At lycees, which students attend for their final three years of high school, classes run eight to ten hours a day.
Homework commands three hours a night. For those who do not leave the academic track for a technical one, the system culminates in a stiff national baccalaureat, composed of four-hour tests in each subject and an oral final. On average, only 67% of students who take the exam--mandatory for acceptance to college--manage to pass.
BRITAIN. Paradoxically, the best and worst of educations have coexisted in Britain. Although some scholarships to private schools were historically available for lower-class students, there was no free secondary schooling at all prior to World War II. In 1944, Britain decreed a dual track of public education: "secondary modern" and technical schools for the less talented, and grammar schools--with stiff entrance exams--which educate the top 20%.
Almost half of all students leave school at age 16, after studying as many as a dozen subjects, including a foreign language.

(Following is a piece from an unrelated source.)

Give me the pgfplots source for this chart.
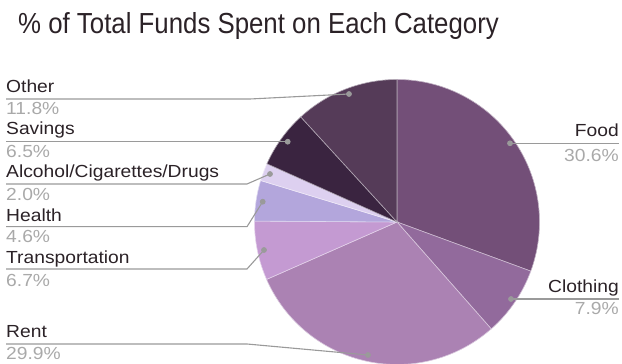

Meanwhile, grammar school students continue a rigorous university-oriented curriculum, including English, French, math and science. The elite private schools, even more demanding, routinely push students through 13 subjects.
Britain's national exam system is even tougher than France's. At 16 students may take O Levels, or ordinary exams. Some 70% now "sit" at least one O Level, but only 33% manage to pass one. Those who perform well may undertake the even tougher A Level advanced exams two years later. A Levels are comparable in difficulty to sophomore work at an American university. Only 12% to 16% of students progress that far; only 10% are finally admitted to university.
In pursuit of equality, Labor governments since 1960 have gradually phased out grammar schools--whose pupils tend to be middle-class--in order to blend their abler teachers and students into the melting pot of the so-called comprehensive schools, which combine features of the grammar and technical schools. That policy has disturbed many education-conscious parents. Those in areas where grammar schools have disappeared complain of declining standards and high levels of truancy and unruliness in the comprehensives. A Department of Education report found that abler children are indeed being kept back because of the "boredom, disenchantment and indiscipline" of mixed-ability comprehensive classes. There is also a decline in students taking foreign languages and other hard subjects.
THE SOVIET UNION. Although educational quality varies between Russia's elite big-city schools and rural ones, all students must take the same subjects in the ten-year general education course. Math and science are emphasized after the first four years. A typical tenth-year program includes courses in Russian language and literature, history and social studies, math, biology, physics, astronomy, chemistry, a foreign language (often "strategic languages" like Chinese or Arabic) physical education and military training.
After this, Soviet students divide into vocational schools and more selective specialty schools. The vocational schools send their graduates (about 2 million a year) into guaranteed jobs. Students at specialty schools (about 4.4 million in 1973) are trained in one of 450 fields such as teaching, medicine and communications--as well as art, music and theater. After two to four years of study, they take state final examinations which are used to determine the students who may go on to higher education.